- Goal of the exercise
From the first line of the listing below to the line with "const categories = ['PPO/PS", print each line exactly, and nothing more. Leave out the pictures.

- Collected material

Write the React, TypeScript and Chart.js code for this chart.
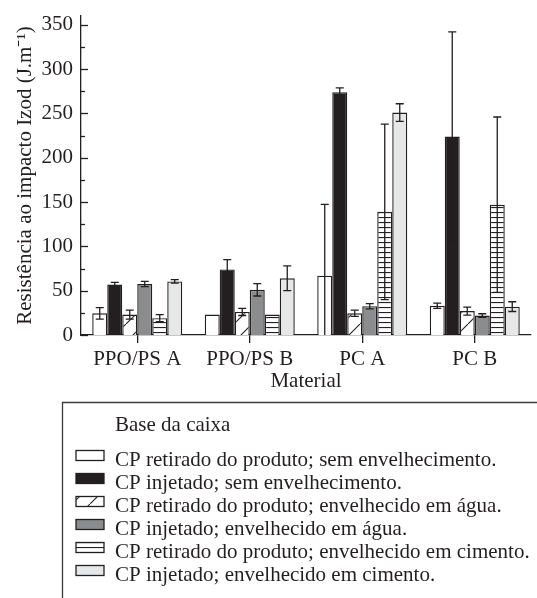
import React, { useEffect, useRef } from 'react';
import { Chart, registerables } from 'chart.js';

Chart.register(...registerables);

const FONT = "'Liberation Serif', 'Times New Roman', serif";
const INK = '#231f20';

const categories = ['PPO/PS A', 'PPO/PS B', 'PC A', 'PC B'];

const seriesLabels = [
  'CP retirado do produto; sem envelhecimento.',
  'CP injetado; sem envelhecimento.',
  'CP retirado do produto; envelhecido em água.',
  'CP injetado; envelhecido em água.',
  'CP retirado do produto; envelhecido em cimento.',
  'CP injetado; envelhecido em cimento.',
];

const retiradoSemEnv = [24.5, 23, 67, 33];
const retiradoSemEnvErr = [6.5, 0, 80.5, 3];
const injetadoSemEnv = [57, 74, 274, 224];
const injetadoSemEnvErr = [2.5, 11, 5, 118];
const retiradoAgua = [23, 26, 24.5, 27];
const retiradoAguaErr = [5, 4, 3.5, 4.5];
const injetadoAgua = [57.5, 51, 32.5, 22];
const injetadoAguaErr = [3, 7, 3, 2];
const retiradoCimento = [19, 23, 139, 147];
const retiradoCimentoErr = [4, 0, 99, 99];
const injetadoCimento = [60.5, 64, 251, 32];
const injetadoCimentoErr = [2, 14, 10, 5.5];

const yMin = 0;
const yMax = 360;
const yTickValues = [0, 25, 50, 75, 100, 125, 150, 175, 200, 225, 250, 275, 300, 325, 350];
const yLabelStep = 50;

const legendTitle = 'Base da caixa';
const xTitle = 'Material';
const yTitle = 'Resistência ao impacto Izod (J.m⁻¹)';

function makeDiagPattern(): CanvasPattern | string {
  const c = document.createElement('canvas');
  c.width = 18;
  c.height = 18;
  const g = c.getContext('2d');
  if (!g) return '#ffffff';
  g.fillStyle = '#ffffff';
  g.fillRect(0, 0, 18, 18);
  g.strokeStyle = INK;
  g.lineWidth = 1.1;
  g.beginPath();
  g.moveTo(-2, 20);
  g.lineTo(20, -2);
  g.stroke();
  return g.createPattern(c, 'repeat') || '#ffffff';
}

function makeHLinePattern(): CanvasPattern | string {
  const c = document.createElement('canvas');
  c.width = 8;
  c.height = 5;
  const g = c.getContext('2d');
  if (!g) return '#ffffff';
  g.fillStyle = '#ffffff';
  g.fillRect(0, 0, 8, 5);
  g.fillStyle = INK;
  g.fillRect(0, 2, 8, 1.1);
  return g.createPattern(c, 'repeat') || '#ffffff';
}

const customPlugin = {
  id: 'customDecor',
  afterDatasetsDraw(chart: any) {
    const { ctx, chartArea } = chart;
    const y = chart.scales.y;
    ctx.save();
    ctx.beginPath();
    ctx.rect(chartArea.left, chartArea.top, chartArea.right - chartArea.left, chartArea.bottom - chartArea.top);
    ctx.clip();
    ctx.strokeStyle = INK;
    ctx.lineWidth = 1.3;
    chart.data.datasets.forEach((ds: any, di: number) => {
      const meta = chart.getDatasetMeta(di);
      const errs: number[] = ds.errors || [];
      meta.data.forEach((bar: any, i: number) => {
        const e = errs[i];
        if (!e) return;
        const v = ds.data[i];
        const x = bar.x;
        const yTop = y.getPixelForValue(v + e);
        const yBot = y.getPixelForValue(v - e);
        ctx.beginPath();
        ctx.moveTo(x, yTop);
        ctx.lineTo(x, yBot);
        ctx.moveTo(x - 4, yTop);
        ctx.lineTo(x + 4, yTop);
        ctx.moveTo(x - 4, yBot);
        ctx.lineTo(x + 4, yBot);
        ctx.stroke();
      });
    });
    ctx.restore();

    // inward y ticks
    ctx.save();
    ctx.strokeStyle = INK;
    ctx.lineWidth = 1.3;
    y.ticks.forEach((t: any) => {
      const py = Math.round(y.getPixelForValue(t.value)) + 0.5;
      const len = t.value % yLabelStep === 0 ? 7 : 4;
      ctx.beginPath();
      ctx.moveTo(chartArea.left, py);
      ctx.lineTo(chartArea.left + len, py);
      ctx.stroke();
    });
    ctx.restore();
  },
  afterDraw(chart: any) {
    const { ctx } = chart;
    ctx.save();
    ctx.strokeStyle = '#3a3a3a';
    ctx.lineWidth = 1.3;
    ctx.beginPath();
    ctx.moveTo(62.5, 600);
    ctx.lineTo(62.5, 402.5);
    ctx.lineTo(540, 402.5);
    ctx.stroke();
    ctx.font = `21px ${FONT}`;
    ctx.textBaseline = 'alphabetic';
    ctx.textAlign = 'left';
    ctx.fillStyle = INK;
    ctx.fillText(legendTitle, 115, 430.5);
    chart.data.datasets.forEach((ds: any, i: number) => {
      const base = 466 + 23 * i;
      const cy = base - 10.5;
      ctx.fillStyle = ds.backgroundColor;
      ctx.fillRect(76, cy - 5, 28, 10);
      ctx.strokeStyle = INK;
      ctx.lineWidth = 1.3;
      ctx.strokeRect(76, cy - 5, 28, 10);
      ctx.fillStyle = INK;
      ctx.fillText(ds.label, 115, base);
    });
    ctx.restore();
  },
};

export default function App() {
  const ref = useRef<HTMLCanvasElement | null>(null);

  useEffect(() => {
    if (!ref.current) return;
    const diag = makeDiagPattern();
    const hlines = makeHLinePattern();
    const fills: any[] = ['#ffffff', INK, diag, '#8b8c8e', hlines, '#e6e7e8'];
    const values = [retiradoSemEnv, injetadoSemEnv, retiradoAgua, injetadoAgua, retiradoCimento, injetadoCimento];
    const errors = [retiradoSemEnvErr, injetadoSemEnvErr, retiradoAguaErr, injetadoAguaErr, retiradoCimentoErr, injetadoCimentoErr];

    const chart = new Chart(ref.current, {
      type: 'bar',
      data: {
        labels: categories,
        datasets: values.map((v, i) => ({
          label: seriesLabels[i],
          data: v,
          errors: errors[i],
          backgroundColor: fills[i],
          borderColor: INK,
          borderWidth: 1.4,
          categoryPercentage: 0.8,
          barPercentage: 1.0,
        })) as any,
      },
      options: {
        animation: false,
        responsive: false,
        devicePixelRatio: 1,
        layout: { padding: { top: 16, right: 6, bottom: 203.5, left: 0 } },
        plugins: {
          legend: { display: false },
          tooltip: { enabled: false },
        },
        scales: {
          x: {
            grid: {
              display: true,
              drawOnChartArea: false,
              drawTicks: true,
              tickLength: 8,
              offset: false,
              color: INK,
              lineWidth: 1.3,
            },
            border: { display: true, color: INK, width: 1.3 },
            ticks: {
              color: INK,
              font: { family: FONT, size: 21 },
              padding: 4,
              maxRotation: 0,
              autoSkip: false,
            },
            title: {
              display: true,
              text: xTitle,
              color: INK,
              font: { family: FONT, size: 21 },
              padding: { top: 0, bottom: 0 },
            },
            afterFit(scale: any) {
              scale.height = 59.5;
              scale.paddingLeft = 0;
              scale.paddingRight = 0;
            },
          } as any,
          y: {
            min: yMin,
            max: yMax,
            grid: { display: false, drawTicks: false },
            border: { display: true, color: INK, width: 1.3 },
            ticks: {
              autoSkip: false,
              color: INK,
              font: { family: FONT, size: 21 },
              padding: 8,
              callback: (v: any) => (Number(v) % yLabelStep === 0 ? String(v) : ''),
            },
            afterBuildTicks(scale: any) {
              scale.ticks = yTickValues.map((value) => ({ value }));
            },
            title: {
              display: true,
              text: yTitle,
              color: INK,
              font: { family: FONT, size: 21 },
              padding: { top: 13, bottom: 0 },
            },
            afterFit(scale: any) {
              scale.width = 81;
              scale.paddingTop = 0;
              scale.paddingBottom = 0;
            },
          } as any,
        },
      },
      plugins: [customPlugin],
    });

    return () => chart.destroy();
  }, []);

  return (
    <div style={{ position: 'absolute', left: 0, top: 0, width: 537, height: 598, background: '#ffffff' }}>
      <canvas ref={ref} width={537} height={598} style={{ width: 537, height: 598, display: 'block' }} />
    </div>
  );
}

- Written response
Write the React, TypeScript and Chart.js code for this chart.
import React, { useEffect, useRef } from 'react';
import { Chart, registerables } from 'chart.js';

Chart.register(...registerables);

const FONT = "'Liberation Serif', 'Times New Roman', serif";
const INK = '#231f20';

const categories = ['PPO/PS A', 'PPO/PS B', 'PC A', 'PC B'];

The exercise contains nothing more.